#### [INSTRUCTIONS TO FOLLOW]
Starting at the first line of the data, print each line verbatim up to and including the line bearing "heating_vals = [19, 4, 1]", omitting pictures.
* * * *
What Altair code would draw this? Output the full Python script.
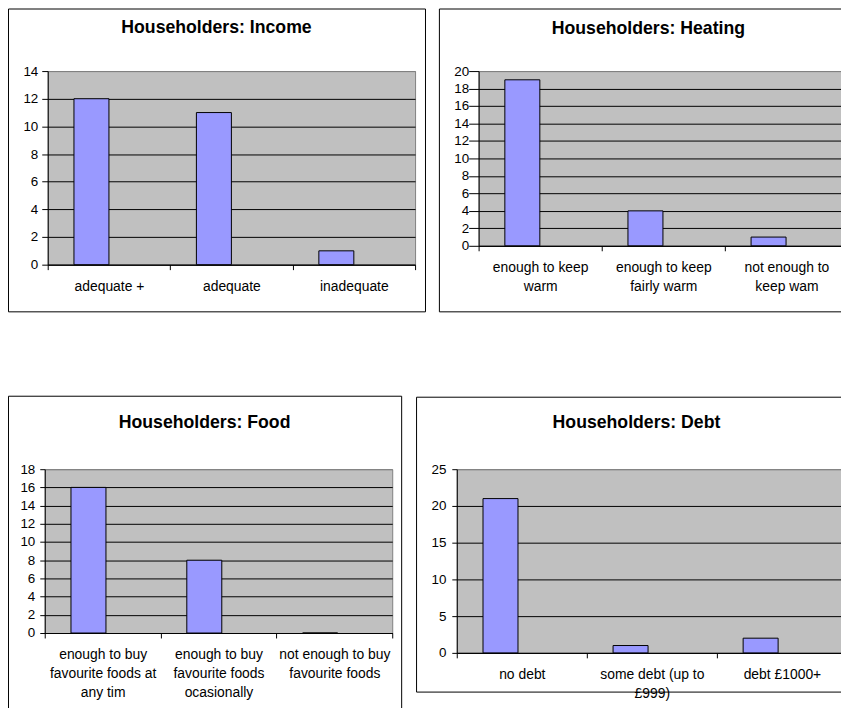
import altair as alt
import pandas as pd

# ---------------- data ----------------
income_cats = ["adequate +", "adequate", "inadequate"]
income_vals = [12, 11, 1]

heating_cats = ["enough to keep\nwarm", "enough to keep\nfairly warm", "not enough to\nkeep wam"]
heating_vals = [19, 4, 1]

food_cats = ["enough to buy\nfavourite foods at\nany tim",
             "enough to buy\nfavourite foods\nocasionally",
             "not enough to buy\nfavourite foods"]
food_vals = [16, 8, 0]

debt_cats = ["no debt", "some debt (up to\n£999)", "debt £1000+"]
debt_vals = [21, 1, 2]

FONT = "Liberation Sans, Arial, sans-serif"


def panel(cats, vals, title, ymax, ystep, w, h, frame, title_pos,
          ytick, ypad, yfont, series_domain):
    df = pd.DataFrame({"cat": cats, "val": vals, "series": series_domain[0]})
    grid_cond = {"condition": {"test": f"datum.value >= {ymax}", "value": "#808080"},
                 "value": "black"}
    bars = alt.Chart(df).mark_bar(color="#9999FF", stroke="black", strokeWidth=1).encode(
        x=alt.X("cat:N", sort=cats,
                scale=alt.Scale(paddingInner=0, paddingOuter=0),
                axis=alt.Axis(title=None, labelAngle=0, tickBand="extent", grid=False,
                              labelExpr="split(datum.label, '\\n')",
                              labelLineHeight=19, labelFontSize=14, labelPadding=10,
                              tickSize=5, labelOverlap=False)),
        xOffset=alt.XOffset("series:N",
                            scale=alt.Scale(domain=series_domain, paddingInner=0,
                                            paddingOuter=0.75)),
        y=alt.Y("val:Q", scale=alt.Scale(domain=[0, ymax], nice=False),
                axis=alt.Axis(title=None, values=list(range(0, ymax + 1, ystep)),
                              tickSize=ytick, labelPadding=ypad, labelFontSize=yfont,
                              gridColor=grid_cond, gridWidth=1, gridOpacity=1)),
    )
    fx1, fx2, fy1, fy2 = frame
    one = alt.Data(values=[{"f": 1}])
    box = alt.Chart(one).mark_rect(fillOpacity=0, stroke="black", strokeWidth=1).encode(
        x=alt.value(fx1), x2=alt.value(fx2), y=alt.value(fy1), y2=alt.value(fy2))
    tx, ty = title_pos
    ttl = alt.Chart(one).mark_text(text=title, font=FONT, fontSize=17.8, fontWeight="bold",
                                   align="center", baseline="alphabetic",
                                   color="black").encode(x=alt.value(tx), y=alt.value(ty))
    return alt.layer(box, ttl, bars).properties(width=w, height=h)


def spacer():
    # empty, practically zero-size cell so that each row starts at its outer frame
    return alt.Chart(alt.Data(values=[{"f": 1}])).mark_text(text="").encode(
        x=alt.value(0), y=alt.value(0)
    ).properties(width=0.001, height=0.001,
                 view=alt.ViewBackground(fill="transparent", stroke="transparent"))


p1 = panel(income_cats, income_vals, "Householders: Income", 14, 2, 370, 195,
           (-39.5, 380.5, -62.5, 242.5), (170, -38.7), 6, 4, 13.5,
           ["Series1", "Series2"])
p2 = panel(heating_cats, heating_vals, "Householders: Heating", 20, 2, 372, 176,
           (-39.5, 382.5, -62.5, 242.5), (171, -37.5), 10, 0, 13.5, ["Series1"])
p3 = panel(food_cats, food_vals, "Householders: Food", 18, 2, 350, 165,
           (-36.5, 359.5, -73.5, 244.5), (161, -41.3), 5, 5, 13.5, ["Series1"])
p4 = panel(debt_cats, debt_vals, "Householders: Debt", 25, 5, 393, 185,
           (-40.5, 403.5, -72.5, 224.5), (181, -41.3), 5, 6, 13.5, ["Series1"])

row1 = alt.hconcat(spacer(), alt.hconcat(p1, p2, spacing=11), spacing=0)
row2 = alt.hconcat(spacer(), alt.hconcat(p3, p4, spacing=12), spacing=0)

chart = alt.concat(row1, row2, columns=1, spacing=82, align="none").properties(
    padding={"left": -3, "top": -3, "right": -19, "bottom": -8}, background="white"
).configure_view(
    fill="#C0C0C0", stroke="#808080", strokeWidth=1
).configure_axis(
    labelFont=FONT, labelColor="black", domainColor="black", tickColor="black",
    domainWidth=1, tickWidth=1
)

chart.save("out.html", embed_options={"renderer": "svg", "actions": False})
* * * *
#### [TASK RESPONSE]
What Altair code would draw this? Output the full Python script.
import altair as alt
import pandas as pd

# ---------------- data ----------------
income_cats = ["adequate +", "adequate", "inadequate"]
income_vals = [12, 11, 1]

heating_cats = ["enough to keep\nwarm", "enough to keep\nfairly warm", "not enough to\nkeep wam"]
heating_vals = [19, 4, 1]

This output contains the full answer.